Genau dieses Phänomen wollen wir uns zunutze machen, indem wir einen Deep-Value-Anlagenansatz verfolgen. Ein Beispiel zur Illustration: Der Fonds ist mehrheitlich in Titel aus den Sektoren Industrie-, Rohstoff-und Nicht-Basiskonsumgüter investiert (wobei letztere auch traditionelle Medien wie Zeitungen, Bücher, TV und Musik enthalten). Heute werden diese Sektoren in der Regel zur so genannten «Old Economy» gezählt und gelten bei den Anlegern als langweilig, weil sie nur niedriges Wachstumspotenzial aufweisen. Aber genau wegen dieser Geringschätzung sind sie zeitweise stark unterbewertet.
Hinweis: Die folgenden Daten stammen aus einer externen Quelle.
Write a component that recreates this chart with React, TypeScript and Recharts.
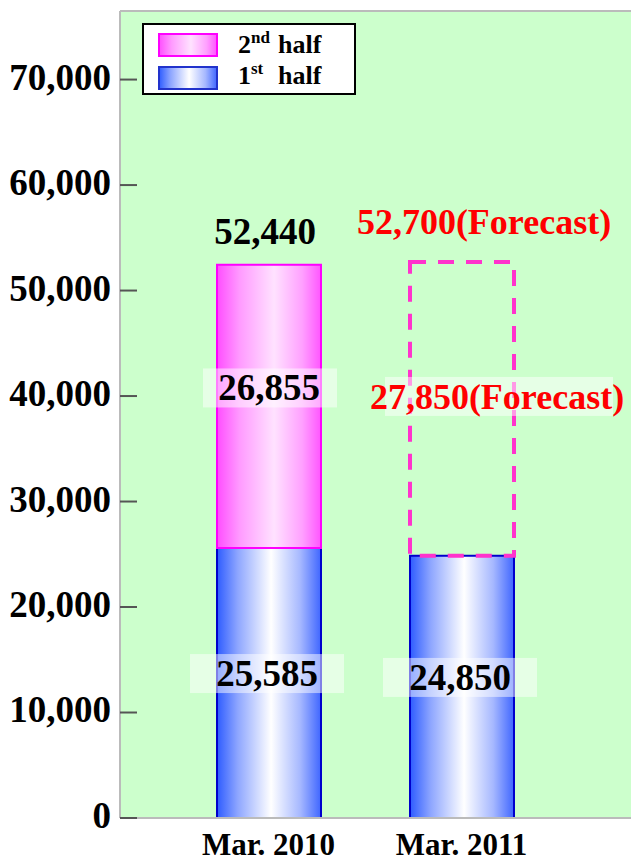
import React from 'react';
import { BarChart, Bar, XAxis, YAxis, CartesianGrid, Cell, LabelList, Legend, ReferenceLine } from 'recharts';

const categories = ['Mar. 2010', 'Mar. 2011'];
const firstHalf = [25585, 24850];
const secondHalf = [26855, 27850];
const totals = [52440, 52700];
const isForecast = [false, true];
const yTicks = [0, 10000, 20000, 30000, 40000, 50000, 60000, 70000];
const Y_MAX = 76500;

const data = categories.map((c, i) => ({
  name: c,
  first: firstHalf[i],
  second: secondHalf[i],
  total: totals[i],
  forecast: isForecast[i],
}));

const FONT = '"Liberation Serif", "Times New Roman", serif';
const fmt = (v: number) => String(v).replace(/\B(?=(\d{3})+(?!\d))/g, ',');
const BOX_FILL = 'rgba(255,255,255,0.5)';

const BlueStops = () => (
  <>
    <stop offset="0%" stopColor="#2E5CFF" />
    <stop offset="20%" stopColor="#8EA6FF" />
    <stop offset="52%" stopColor="#FFFFFF" />
    <stop offset="80%" stopColor="#A6B8FF" />
    <stop offset="100%" stopColor="#3F66FF" />
  </>
);
const PinkStops = () => (
  <>
    <stop offset="0%" stopColor="#FF4DFF" />
    <stop offset="22%" stopColor="#FF9BFF" />
    <stop offset="55%" stopColor="#FFE2FF" />
    <stop offset="82%" stopColor="#FFA0FF" />
    <stop offset="100%" stopColor="#FF55FF" />
  </>
);

const getIndex = (props: any, key: 'first' | 'second') => {
  if (typeof props.index === 'number') return props.index;
  const i = data.findIndex((d) => d[key] === props.value);
  return i < 0 ? 0 : i;
};

const YTick = (props: any) => {
  const { x, y, payload } = props;
  return (
    <g>
      <line x1={x} x2={x + 17} y1={y} y2={y} stroke="#555555" strokeWidth={2} />
      <text x={x - 9} y={y} dy="0.27em" textAnchor="end" fontFamily={FONT} fontWeight="bold" fontSize={37} fill="#000">
        {fmt(payload.value)}
      </text>
    </g>
  );
};

const TopLabel = (props: any) => {
  const vb = props.viewBox ?? props;
  const { x, y, width } = vb;
  const d = data[getIndex(props, 'second')];
  const cx = x + width / 2;
  if (d.forecast) {
    return (
      <text x={cx + 22} y={y - 28} textAnchor="middle" fontFamily={FONT} fontWeight="bold" fontSize={36} fill="#FF0000">
        {fmt(d.total) + '(Forecast)'}
      </text>
    );
  }
  return (
    <text x={cx - 4} y={y - 21} textAnchor="middle" fontFamily={FONT} fontWeight="bold" fontSize={37} fill="#000">
      {fmt(d.total)}
    </text>
  );
};

const makeMidLabel = (kind: 'first' | 'second') => (props: any) => {
  const vb = props.viewBox ?? props;
  const { x, y, width, height } = vb;
  const d = data[getIndex(props, kind)];
  const cx = x + width / 2;
  const cy = y + height / 2;
  let tx = cx;
  let ty = cy;
  let bx = cx;
  let bw = 154;
  let fs = 37;
  let color = '#000';
  let text = '';
  if (kind === 'first') {
    tx = cx - 2;
    bx = cx - 2;
    ty = cy - 10;
    text = fmt(d.first);
  } else if (d.forecast) {
    tx = cx + 35;
    bx = cx + 37;
    ty = cy - 13;
    bw = 228;
    fs = 36;
    color = '#FF0000';
    text = fmt(d.second) + '(Forecast)';
  } else {
    tx = cx;
    bx = cx + 1;
    ty = cy - 19;
    bw = 134;
    text = fmt(d.second);
  }
  return (
    <g>
      <rect x={bx - bw / 2} y={ty - 19} width={bw} height={39} fill={BOX_FILL} />
      <text x={tx} y={ty} dy="0.35em" textAnchor="middle" fontFamily={FONT} fontWeight="bold" fontSize={fs} fill={color}>
        {text}
      </text>
    </g>
  );
};

const LegendBox = () => (
  <svg width={214} height={72} style={{ display: 'block' }}>
    <defs>
      <linearGradient id="lgBlue" x1="0" y1="0" x2="1" y2="0">
        <BlueStops />
      </linearGradient>
      <linearGradient id="lgPink" x1="0" y1="0" x2="1" y2="0">
        <PinkStops />
      </linearGradient>
    </defs>
    <rect x={1} y={1} width={212} height={70} fill="#FFFFFF" stroke="#000000" strokeWidth={2} />
    <rect x={17} y={11} width={58} height={22} fill="url(#lgPink)" stroke="#FF00FF" strokeWidth={2} />
    <rect x={17} y={44} width={58} height={22} fill="url(#lgBlue)" stroke="#2233CC" strokeWidth={2} />
    <text x={96} y={30} fontFamily={FONT} fontWeight="bold" fontSize={26} fill="#000">
      2<tspan fontSize={17} dy={-10}>nd</tspan>
      <tspan x={136} dy={10}>half</tspan>
    </text>
    <text x={96} y={61} fontFamily={FONT} fontWeight="bold" fontSize={26} fill="#000">
      1<tspan fontSize={17} dy={-10}>st</tspan>
      <tspan x={136} dy={10}>half</tspan>
    </text>
  </svg>
);

export default function App() {
  return (
    <div style={{ position: 'absolute', left: 0, top: 0, background: '#FFFFFF' }}>
      <BarChart width={631} height={862} data={data} margin={{ top: 11, right: 0, bottom: 0, left: 0 }}>
        <defs>
          <linearGradient id="blueGrad" x1="0" y1="0" x2="1" y2="0">
            <BlueStops />
          </linearGradient>
          <linearGradient id="pinkGrad" x1="0" y1="0" x2="1" y2="0">
            <PinkStops />
          </linearGradient>
        </defs>
        <CartesianGrid fill="#CCFFCC" stroke="none" horizontal={false} vertical={false} />
        <XAxis
          dataKey="name"
          height={44}
          padding={{ left: 52, right: 73 }}
          axisLine={{ stroke: '#BBBBBB', strokeWidth: 2 }}
          tickLine={false}
          tickSize={0}
          tickMargin={15}
          tick={{ fontFamily: FONT, fontWeight: 'bold', fontSize: 31, fill: '#000' }}
        />
        <YAxis
          width={120}
          domain={[0, Y_MAX]}
          ticks={yTicks}
          interval={0}
          allowDataOverflow
          axisLine={{ stroke: '#BBBBBB', strokeWidth: 2 }}
          tickLine={false}
          tickSize={0}
          tickMargin={0}
          tick={<YTick />}
        />
        <ReferenceLine y={Y_MAX} stroke="#BBBBBB" strokeWidth={2} />
        <Legend
          layout="horizontal"
          verticalAlign="middle"
          align="center"
          wrapperStyle={{ position: 'absolute', left: 142, top: 23, width: 214, height: 72 }}
          content={() => <LegendBox />}
        />
        <Bar dataKey="first" stackId="a" barSize={104} fill="url(#blueGrad)" stroke="#0000CC" strokeWidth={2} isAnimationActive={false}>
          <LabelList dataKey="first" content={makeMidLabel('first')} />
        </Bar>
        <Bar dataKey="second" stackId="a" barSize={104} isAnimationActive={false}>
          {data.map((d, i) =>
            d.forecast ? (
              <Cell key={i} fill="none" stroke="#FF33CC" strokeWidth={4} strokeDasharray="16 12" />
            ) : (
              <Cell key={i} fill="url(#pinkGrad)" stroke="#FF00FF" strokeWidth={2} />
            )
          )}
          <LabelList dataKey="second" content={makeMidLabel('second')} />
          <LabelList dataKey="second" content={TopLabel} />
        </Bar>
      </BarChart>
    </div>
  );
}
Welches Fazit ziehen wir aus dieser Studie? Erstens, rückblickend ist mit einer Länderallokation nach Topdown-und marktkapitalisierungsgewichtetem Indexverfahren ein Risiko verbunden, zumal die wirtschaftliche Entwicklung eines Landes überraschende Wendungen nehmen kann. Und zweitens scheint auf industrieller Ebene die Wertschöpfung über einen langen Zeithorizont betrachtet grössere Bedeutung zuerkannt zu werden als dem Gesamtwachstum, sofern das Anlageziel in der Generierung solider Erträge liegt. Hauptargument für diese Sichtweise ist, dass ein hohes Wachstum per se die Anlagenergebnisse schmälern kann, wenn man dafür überbezahlt. Wir sind der Überzeugung, dass hinsichtlich beider Aspekte unsere strikte Bottom-up-Perspektive des Anlageuniversums dazu beiträgt, diese potenziellen Risiken zu vermeiden.